Impersonating the President of the United States might draw interest from the law, or at least an inquiry, and that would discourage potential pranksters and make your claim more credible.

Who would have a tougher time establishing a credible identity over the telephone?  How about Lady Gaga? 

The person to ask would be the butcher from whom she bought her meat dress.

Bowles-Simpson And The Republican Bluff, Ctd

Douthat defends the lukewarm reception that Simpson-Bowles has received from the right:

[M]y back-of-the-envelope calculations, federal revenue has hovered around 18.3 percent of G.D.P. since 1980, breaking 20 percent only during the halcyon days of the dot-com boom. Under Simpson-Bowles, it would stick at 21 percent, a solid 10-15 percent boost over how the American government taxed its citizens in the Reagan and Clinton eras. And that’s just looking at government revenue as a share of the economy’s overall size. As an absolute number of dollars, obviously, a shift from 18 percent to 21 percent in a (hopefully) growing economy would increase federal revenues by leaps and bounds over today’s $2 trillion-plus size tax base.

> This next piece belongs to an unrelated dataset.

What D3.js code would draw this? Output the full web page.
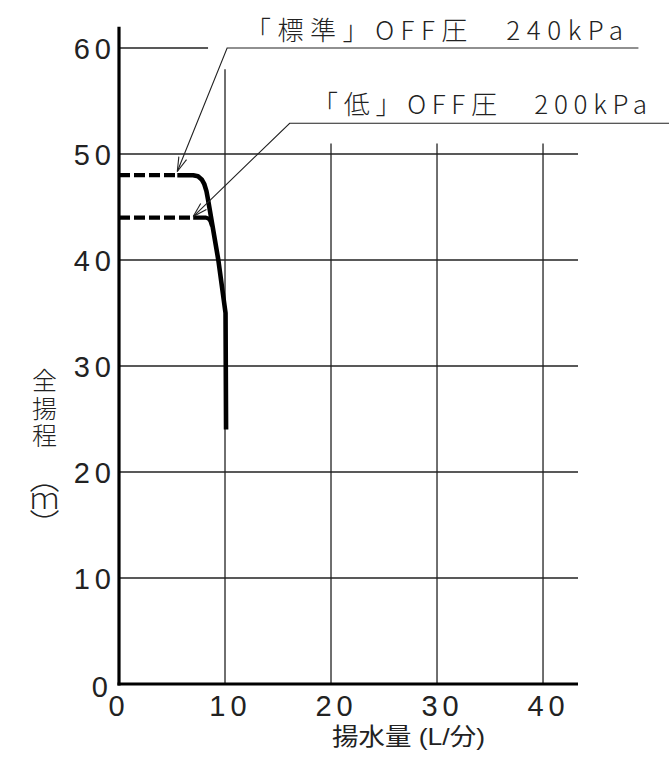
<!DOCTYPE html>
<html><head><meta charset="utf-8">
<script src="https://cdn.jsdelivr.net/npm/d3@7"></script>
<style>
html,body{margin:0;padding:0;background:#fff;}
svg text{font-family:"Noto Sans CJK JP","Noto Sans",sans-serif;fill:#222;}
svg text.num{font-family:"Liberation Sans","Noto Sans CJK JP",sans-serif;}
</style></head>
<body>
<svg id="chart" width="669" height="759"></svg>
<script>
// ---- data ----
const xTicks = [0, 10, 20, 30, 40];
const yTicks = [0, 10, 20, 30, 40, 50, 60];
const xLabel = "揚水量 (L/分)";
const yLabel = "全揚程";
const yUnit = "（ｍ）";
// dashed (closed-valve) parts
const stdDashed = [[0, 48], [5.5, 48]];
const lowDashed = [[0, 44], [7.0, 44]];
// standard OFF-pressure curve (solid)
const stdCurveX = [5.5, 7.0, 7.45, 7.8, 8.05, 8.25, 8.4, 9.37, 10.05, 10.1];
const stdCurveY = [48, 48, 47.9, 47.6, 47.15, 46.5, 45.7, 40, 35, 24];
// low OFF-pressure branch (solid)
const lowCurveX = [7.0, 8.2, 8.45, 8.62, 8.78];
const lowCurveY = [44, 44, 43.9, 43.7, 43.2];
const annLabels = ["「標準」OFF圧\u3000240kPa", "「低」OFF圧\u3000200kPa"];
const annTipX = [5.5, 7.0];
const annTipY = [48.35, 44.1];
const annElbowX = [10.2, 16.1];
const annElbowY = [60, 52.9];
const annEndX = [49.0, 52];

// ---- layout ----
const svg = d3.select("#chart");
const x = d3.scaleLinear().domain([0, 43.3]).range([119, 578]);
const y = d3.scaleLinear().domain([0, 60]).range([684, 48]);

const grid = svg.append("g").attr("stroke", "#222").attr("stroke-width", 1.3);
yTicks.filter(v => v > 0).forEach(v => {
  grid.append("line")
    .attr("x1", x(0)).attr("x2", v === 60 ? x(8.4) : x(43.3))
    .attr("y1", y(v)).attr("y2", y(v));
});
xTicks.filter(v => v > 0).forEach(v => {
  grid.append("line")
    .attr("x1", x(v)).attr("x2", x(v))
    .attr("y1", y(0)).attr("y2", v === 10 ? y(58.0) : y(51));
});

// axes
svg.append("line").attr("x1", x(0)).attr("x2", x(0)).attr("y1", y(0) + 1.5).attr("y2", y(62))
  .attr("stroke", "#000").attr("stroke-width", 3.2);
svg.append("line").attr("x1", x(0) - 1.5).attr("x2", x(43.3)).attr("y1", y(0)).attr("y2", y(0))
  .attr("stroke", "#000").attr("stroke-width", 3.2);

// tick labels
const tickFont = 29;
yTicks.forEach(v => {
  if (v === 0) {
    svg.append("text").attr("class", "num").attr("x", x(0) - 11).attr("y", y(0) + 13)
      .attr("text-anchor", "end")
      .attr("font-size", tickFont).text(v);
  } else {
    svg.append("text").attr("class", "num").attr("x", x(0) - 8).attr("y", y(v) + 11)
      .attr("text-anchor", "end")
      .attr("font-size", tickFont).attr("letter-spacing", 5).attr("dx", 5).text(v);
  }
});
xTicks.forEach(v => {
  svg.append("text").attr("class", "num").attr("x", x(v) + (v ? 3 : 0)).attr("y", y(0) + 32)
    .attr("text-anchor", "middle")
    .attr("font-size", tickFont).attr("letter-spacing", 5).attr("dx", v ? 2.5 : 0).text(v);
});

// axis titles
svg.append("text").attr("class", "num").attr("x", 332).attr("y", 745)
  .attr("font-size", 24)
  .attr("textLength", 153).attr("lengthAdjust", "spacingAndGlyphs").text(xLabel);

const ycx = 44.5;
svg.append("text").attr("x", ycx).attr("y", 368)
  .style("writing-mode", "vertical-rl").style("text-orientation", "upright")
  .attr("font-size", 25).attr("font-weight", 300).attr("letter-spacing", 2.5).text(yLabel);
svg.append("text").attr("x", ycx).attr("y", 463)
  .style("writing-mode", "vertical-rl").style("text-orientation", "upright")
  .attr("font-size", 30).attr("font-weight", 300).attr("letter-spacing", -7).text(yUnit);

// curves
const line = d3.line().x(d => x(d[0])).y(d => y(d[1]));
[stdDashed, lowDashed].forEach(pts => {
  svg.append("path").attr("d", line(pts)).attr("fill", "none")
    .attr("stroke", "#000").attr("stroke-width", 4.2).attr("stroke-dasharray", "11,4");
});
const stdPts = stdCurveX.map((v, i) => [v, stdCurveY[i]]);
const lowPts = lowCurveX.map((v, i) => [v, lowCurveY[i]]);
svg.append("path").attr("d", line(stdPts))
  .attr("fill", "none").attr("stroke", "#000").attr("stroke-width", 4.6).attr("stroke-linejoin", "round");
svg.append("path").attr("d", line(lowPts))
  .attr("fill", "none").attr("stroke", "#000").attr("stroke-width", 4.2).attr("stroke-linejoin", "round");

// annotations
const annTextX = [245, 312];
const annTextW = [378, 335];
const annTextY = [40, 114];
annLabels.forEach((lab, i) => {
  const tx = x(annTipX[i]), ty = y(annTipY[i]);
  const ex = x(annElbowX[i]), ey = y(annElbowY[i]);
  const g = svg.append("g").attr("stroke", "#222").attr("stroke-width", 1.1).attr("fill", "none");
  g.append("polyline").attr("points", `${tx},${ty} ${ex},${ey} ${x(annEndX[i])},${ey}`);
  const ang = Math.atan2(ey - ty, ex - tx);
  const L = 15, a = 0.28;
  [ang + a, ang - a].forEach(b => {
    g.append("line").attr("x1", tx).attr("y1", ty)
      .attr("x2", tx + L * Math.cos(b)).attr("y2", ty + L * Math.sin(b));
  });
  svg.append("text").attr("x", annTextX[i]).attr("y", annTextY[i])
    .attr("font-size", 26).attr("font-weight", 300)
    .attr("textLength", annTextW[i]).attr("lengthAdjust", "spacing").text(lab);
});
</script>
</body></html>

Given these realities, I think it’s entirely appropriate that small-government conservatives have reacted relatively favorably but not ecstatically, since there isn’t anything here for partisans of a smaller federal leviathan to get ecstatic about. And by the same token (and to reiterate the point I make in today’s column), the fact that so many Democrats look at Simpson-Bowles’s vision of a future where the government takes in substantially more revenue than it does today and see a dreadful sell-out to the right tells you something important, and depressing, about liberal intransigence where the future trajectory of federal spending is considered.

A Positive Sum World

Wise words from Bill Gates:

Energy innovation is not a nationalistic game. If tomorrow some other country invented cheap energy with no CO2 output, would that be a bad day or a good day? For anybody who's reasonable, that would be, like, the best day ever. If all you care about is America's relative position, every day since the end of World War II has really been bad for you. So when somebody says to me, "Oh, the Chinese are helping to lower the cost of it, or creating something that emits less CO2," I say, "Great." The Chinese are also working on new drugs. When your children get sick, they might be able to take those drugs.

(Hat tip: Ezra Klein)

Chart Of The Day

Life_Expectancy

From William Saletan:

Life expectancy at birth has risen dramatically over the last 200 years. In countries where records have been kept that long, the data indicate that the average lifespan has more than doubled. But these big leaps are due largely to reductions in child mortality and infectious diseases, which can change an individual's lifespan by 50 years or more.